**Records for the task**
────

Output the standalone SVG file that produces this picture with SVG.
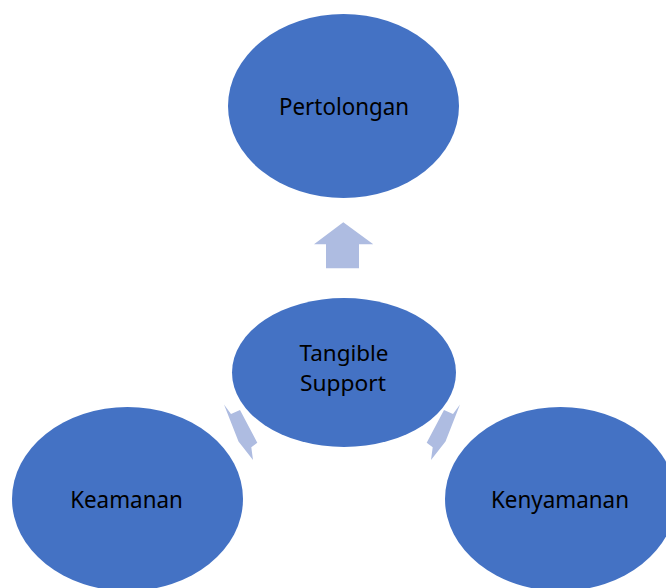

────

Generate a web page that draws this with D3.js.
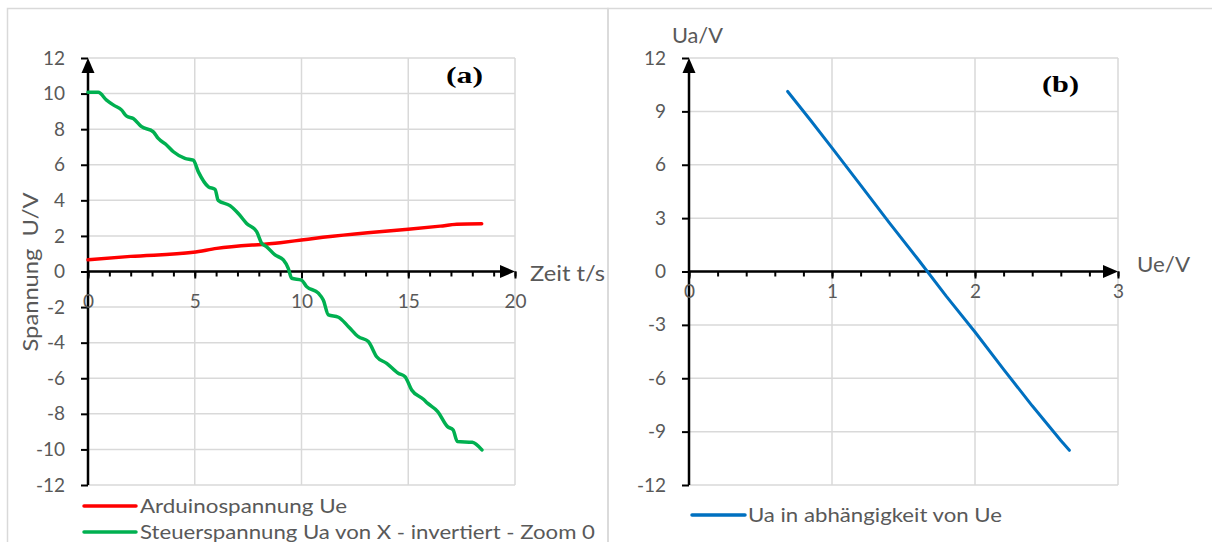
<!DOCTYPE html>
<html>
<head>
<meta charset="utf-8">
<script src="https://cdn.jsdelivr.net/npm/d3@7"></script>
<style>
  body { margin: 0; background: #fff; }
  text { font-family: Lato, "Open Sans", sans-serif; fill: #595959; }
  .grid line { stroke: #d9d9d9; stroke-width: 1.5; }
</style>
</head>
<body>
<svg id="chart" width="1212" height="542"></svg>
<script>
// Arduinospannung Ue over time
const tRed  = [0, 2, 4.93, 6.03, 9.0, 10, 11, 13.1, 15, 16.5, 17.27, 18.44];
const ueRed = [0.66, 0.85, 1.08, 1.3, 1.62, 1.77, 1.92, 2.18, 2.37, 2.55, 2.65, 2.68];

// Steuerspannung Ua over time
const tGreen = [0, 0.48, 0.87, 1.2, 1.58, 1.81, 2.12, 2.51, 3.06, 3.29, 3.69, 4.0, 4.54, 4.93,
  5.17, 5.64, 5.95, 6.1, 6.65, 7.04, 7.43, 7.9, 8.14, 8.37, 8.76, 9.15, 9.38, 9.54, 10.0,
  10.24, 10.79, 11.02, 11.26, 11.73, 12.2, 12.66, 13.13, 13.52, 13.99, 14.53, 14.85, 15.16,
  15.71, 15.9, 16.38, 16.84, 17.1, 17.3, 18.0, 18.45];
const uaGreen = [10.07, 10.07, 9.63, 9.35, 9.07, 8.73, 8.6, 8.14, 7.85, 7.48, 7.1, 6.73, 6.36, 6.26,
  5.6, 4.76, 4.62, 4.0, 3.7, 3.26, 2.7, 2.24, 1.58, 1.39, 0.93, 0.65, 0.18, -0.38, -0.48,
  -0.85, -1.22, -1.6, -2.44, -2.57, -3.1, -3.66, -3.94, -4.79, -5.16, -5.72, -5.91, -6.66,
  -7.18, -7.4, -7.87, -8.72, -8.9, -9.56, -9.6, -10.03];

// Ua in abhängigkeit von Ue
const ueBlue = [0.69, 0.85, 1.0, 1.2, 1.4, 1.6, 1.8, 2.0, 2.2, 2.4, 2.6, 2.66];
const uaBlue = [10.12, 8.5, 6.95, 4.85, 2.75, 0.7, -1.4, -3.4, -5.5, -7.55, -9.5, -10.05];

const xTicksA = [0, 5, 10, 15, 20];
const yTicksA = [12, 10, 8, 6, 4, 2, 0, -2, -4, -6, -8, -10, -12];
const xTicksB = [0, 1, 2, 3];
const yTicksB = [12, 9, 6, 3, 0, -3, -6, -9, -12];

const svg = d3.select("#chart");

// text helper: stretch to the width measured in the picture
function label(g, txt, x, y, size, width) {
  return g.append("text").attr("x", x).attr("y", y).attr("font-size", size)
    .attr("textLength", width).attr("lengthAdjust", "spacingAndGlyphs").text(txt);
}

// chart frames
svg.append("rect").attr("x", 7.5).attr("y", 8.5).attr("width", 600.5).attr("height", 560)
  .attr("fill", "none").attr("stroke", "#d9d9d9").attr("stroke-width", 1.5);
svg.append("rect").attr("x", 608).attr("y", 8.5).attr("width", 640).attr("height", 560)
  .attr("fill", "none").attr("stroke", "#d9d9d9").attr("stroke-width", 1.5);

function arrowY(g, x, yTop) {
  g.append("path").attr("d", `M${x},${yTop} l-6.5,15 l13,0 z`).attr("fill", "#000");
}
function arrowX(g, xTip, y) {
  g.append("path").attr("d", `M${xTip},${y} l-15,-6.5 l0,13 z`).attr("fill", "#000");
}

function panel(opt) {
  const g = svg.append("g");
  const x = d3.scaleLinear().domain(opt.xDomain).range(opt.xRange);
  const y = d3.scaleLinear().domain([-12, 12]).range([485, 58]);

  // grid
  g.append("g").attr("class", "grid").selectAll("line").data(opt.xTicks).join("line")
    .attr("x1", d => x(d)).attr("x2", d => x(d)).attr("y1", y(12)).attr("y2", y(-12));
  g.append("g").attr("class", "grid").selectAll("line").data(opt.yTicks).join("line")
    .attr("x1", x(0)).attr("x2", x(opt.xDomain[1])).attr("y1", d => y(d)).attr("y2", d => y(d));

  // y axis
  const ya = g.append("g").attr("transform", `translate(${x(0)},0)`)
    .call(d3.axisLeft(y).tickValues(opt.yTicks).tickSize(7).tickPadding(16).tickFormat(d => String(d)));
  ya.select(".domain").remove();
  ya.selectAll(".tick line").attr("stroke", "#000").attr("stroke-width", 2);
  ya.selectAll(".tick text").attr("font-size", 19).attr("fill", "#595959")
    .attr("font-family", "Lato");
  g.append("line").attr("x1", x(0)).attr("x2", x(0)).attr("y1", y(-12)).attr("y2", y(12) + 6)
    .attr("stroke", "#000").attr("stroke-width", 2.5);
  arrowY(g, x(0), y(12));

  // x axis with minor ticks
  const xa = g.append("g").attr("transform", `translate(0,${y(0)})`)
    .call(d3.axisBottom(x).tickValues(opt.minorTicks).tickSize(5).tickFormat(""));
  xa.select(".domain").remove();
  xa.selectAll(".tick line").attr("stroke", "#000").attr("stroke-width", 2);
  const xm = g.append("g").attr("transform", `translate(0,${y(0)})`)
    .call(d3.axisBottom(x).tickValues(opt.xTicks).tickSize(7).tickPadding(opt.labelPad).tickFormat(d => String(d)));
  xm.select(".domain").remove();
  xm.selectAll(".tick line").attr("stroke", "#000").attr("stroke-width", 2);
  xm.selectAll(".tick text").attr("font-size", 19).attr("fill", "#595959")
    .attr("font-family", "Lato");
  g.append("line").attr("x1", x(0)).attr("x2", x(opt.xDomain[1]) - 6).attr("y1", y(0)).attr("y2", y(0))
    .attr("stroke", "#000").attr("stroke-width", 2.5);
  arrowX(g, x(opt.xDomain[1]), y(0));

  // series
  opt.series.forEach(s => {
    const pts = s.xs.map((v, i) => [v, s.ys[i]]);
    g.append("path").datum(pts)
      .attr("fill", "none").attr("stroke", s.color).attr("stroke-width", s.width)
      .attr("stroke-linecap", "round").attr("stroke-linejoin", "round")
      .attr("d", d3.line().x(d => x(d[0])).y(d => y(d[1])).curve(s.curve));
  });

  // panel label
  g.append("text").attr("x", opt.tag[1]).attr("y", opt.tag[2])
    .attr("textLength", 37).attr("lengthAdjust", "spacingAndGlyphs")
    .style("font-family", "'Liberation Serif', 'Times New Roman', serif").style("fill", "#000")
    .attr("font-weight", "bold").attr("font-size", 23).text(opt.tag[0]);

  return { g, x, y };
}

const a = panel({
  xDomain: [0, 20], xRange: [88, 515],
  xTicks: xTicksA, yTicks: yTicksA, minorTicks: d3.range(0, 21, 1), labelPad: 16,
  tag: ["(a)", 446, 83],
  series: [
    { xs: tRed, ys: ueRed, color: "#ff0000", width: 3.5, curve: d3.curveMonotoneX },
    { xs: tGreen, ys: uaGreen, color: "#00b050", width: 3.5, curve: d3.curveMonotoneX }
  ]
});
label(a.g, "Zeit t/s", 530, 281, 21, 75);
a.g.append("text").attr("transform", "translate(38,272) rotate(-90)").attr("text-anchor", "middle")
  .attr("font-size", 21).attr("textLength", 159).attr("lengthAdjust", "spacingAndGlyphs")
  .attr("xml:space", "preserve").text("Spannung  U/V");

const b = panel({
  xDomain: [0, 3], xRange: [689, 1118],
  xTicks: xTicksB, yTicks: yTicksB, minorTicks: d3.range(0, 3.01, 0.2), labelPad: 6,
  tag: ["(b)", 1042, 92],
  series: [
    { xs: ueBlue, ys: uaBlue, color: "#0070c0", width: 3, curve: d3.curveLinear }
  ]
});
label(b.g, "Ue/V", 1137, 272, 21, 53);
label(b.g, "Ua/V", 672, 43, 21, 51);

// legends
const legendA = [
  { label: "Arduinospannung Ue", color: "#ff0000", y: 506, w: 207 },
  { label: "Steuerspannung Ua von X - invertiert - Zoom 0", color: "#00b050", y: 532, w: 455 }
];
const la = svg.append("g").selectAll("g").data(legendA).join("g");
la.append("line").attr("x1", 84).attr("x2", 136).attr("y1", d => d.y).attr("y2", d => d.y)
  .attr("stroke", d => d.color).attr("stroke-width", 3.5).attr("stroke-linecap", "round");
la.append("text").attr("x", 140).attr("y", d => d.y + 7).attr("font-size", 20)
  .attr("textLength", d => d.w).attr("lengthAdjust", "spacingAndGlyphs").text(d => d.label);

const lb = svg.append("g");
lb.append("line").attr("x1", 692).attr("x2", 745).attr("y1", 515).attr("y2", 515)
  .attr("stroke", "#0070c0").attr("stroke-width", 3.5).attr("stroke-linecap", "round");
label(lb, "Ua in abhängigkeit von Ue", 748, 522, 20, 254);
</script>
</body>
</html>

────

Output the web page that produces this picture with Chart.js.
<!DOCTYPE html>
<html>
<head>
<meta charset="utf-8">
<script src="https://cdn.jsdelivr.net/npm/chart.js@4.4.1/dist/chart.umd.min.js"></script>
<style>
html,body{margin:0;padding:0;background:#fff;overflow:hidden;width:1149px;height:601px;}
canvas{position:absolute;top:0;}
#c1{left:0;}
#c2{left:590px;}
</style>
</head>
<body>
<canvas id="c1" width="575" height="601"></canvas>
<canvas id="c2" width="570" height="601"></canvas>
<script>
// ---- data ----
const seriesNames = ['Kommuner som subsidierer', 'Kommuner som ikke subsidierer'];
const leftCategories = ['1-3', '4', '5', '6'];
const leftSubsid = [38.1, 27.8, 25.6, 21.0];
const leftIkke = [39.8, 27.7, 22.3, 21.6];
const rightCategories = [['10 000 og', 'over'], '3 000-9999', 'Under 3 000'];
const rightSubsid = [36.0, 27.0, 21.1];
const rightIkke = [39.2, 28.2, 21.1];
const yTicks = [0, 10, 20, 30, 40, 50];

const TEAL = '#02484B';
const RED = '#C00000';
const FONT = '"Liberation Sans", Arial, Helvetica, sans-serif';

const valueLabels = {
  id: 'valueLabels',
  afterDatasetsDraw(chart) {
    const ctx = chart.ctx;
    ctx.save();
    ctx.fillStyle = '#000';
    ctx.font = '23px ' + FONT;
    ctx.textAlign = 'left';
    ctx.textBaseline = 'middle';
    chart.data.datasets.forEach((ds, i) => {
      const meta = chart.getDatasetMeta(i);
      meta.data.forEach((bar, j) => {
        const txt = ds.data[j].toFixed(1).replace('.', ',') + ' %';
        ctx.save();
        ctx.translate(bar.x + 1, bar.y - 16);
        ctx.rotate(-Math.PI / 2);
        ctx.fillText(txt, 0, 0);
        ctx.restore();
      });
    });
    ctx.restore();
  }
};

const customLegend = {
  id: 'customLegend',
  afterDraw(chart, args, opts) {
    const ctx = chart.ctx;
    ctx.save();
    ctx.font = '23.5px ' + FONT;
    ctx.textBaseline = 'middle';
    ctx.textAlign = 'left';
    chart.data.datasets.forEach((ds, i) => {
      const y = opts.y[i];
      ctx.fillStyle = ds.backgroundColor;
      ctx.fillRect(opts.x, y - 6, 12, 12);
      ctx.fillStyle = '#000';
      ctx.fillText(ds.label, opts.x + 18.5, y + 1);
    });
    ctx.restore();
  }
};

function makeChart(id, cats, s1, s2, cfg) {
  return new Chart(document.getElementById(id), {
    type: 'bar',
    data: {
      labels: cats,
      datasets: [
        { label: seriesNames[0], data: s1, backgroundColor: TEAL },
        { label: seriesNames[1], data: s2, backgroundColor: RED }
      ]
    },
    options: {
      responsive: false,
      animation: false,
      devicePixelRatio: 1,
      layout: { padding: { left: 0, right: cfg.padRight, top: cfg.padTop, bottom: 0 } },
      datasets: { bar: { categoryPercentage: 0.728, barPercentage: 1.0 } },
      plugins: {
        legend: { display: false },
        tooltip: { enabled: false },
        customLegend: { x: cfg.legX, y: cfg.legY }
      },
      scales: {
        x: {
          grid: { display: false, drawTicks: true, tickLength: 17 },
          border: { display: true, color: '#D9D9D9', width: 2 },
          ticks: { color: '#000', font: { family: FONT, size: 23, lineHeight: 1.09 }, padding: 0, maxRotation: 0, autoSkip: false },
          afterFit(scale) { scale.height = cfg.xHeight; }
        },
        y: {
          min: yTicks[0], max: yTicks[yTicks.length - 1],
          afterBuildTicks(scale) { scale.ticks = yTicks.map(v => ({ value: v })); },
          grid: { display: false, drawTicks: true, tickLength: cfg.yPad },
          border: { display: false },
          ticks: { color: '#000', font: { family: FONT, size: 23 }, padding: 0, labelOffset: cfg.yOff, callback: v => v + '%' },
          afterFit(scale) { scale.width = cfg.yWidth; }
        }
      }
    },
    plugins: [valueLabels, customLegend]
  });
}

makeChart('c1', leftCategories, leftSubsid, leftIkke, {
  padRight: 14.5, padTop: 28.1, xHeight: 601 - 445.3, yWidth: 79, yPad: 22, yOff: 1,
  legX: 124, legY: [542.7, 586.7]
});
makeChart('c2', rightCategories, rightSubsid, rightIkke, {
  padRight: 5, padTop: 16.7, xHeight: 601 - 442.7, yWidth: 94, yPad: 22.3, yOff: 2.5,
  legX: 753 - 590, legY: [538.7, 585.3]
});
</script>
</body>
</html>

────

**Exercise goal**
Find every line in the records that contains the word "page"; copy those lines.

**Response to the task**
Generate a web page that draws this with D3.js.
Output the web page that produces this picture with Chart.js.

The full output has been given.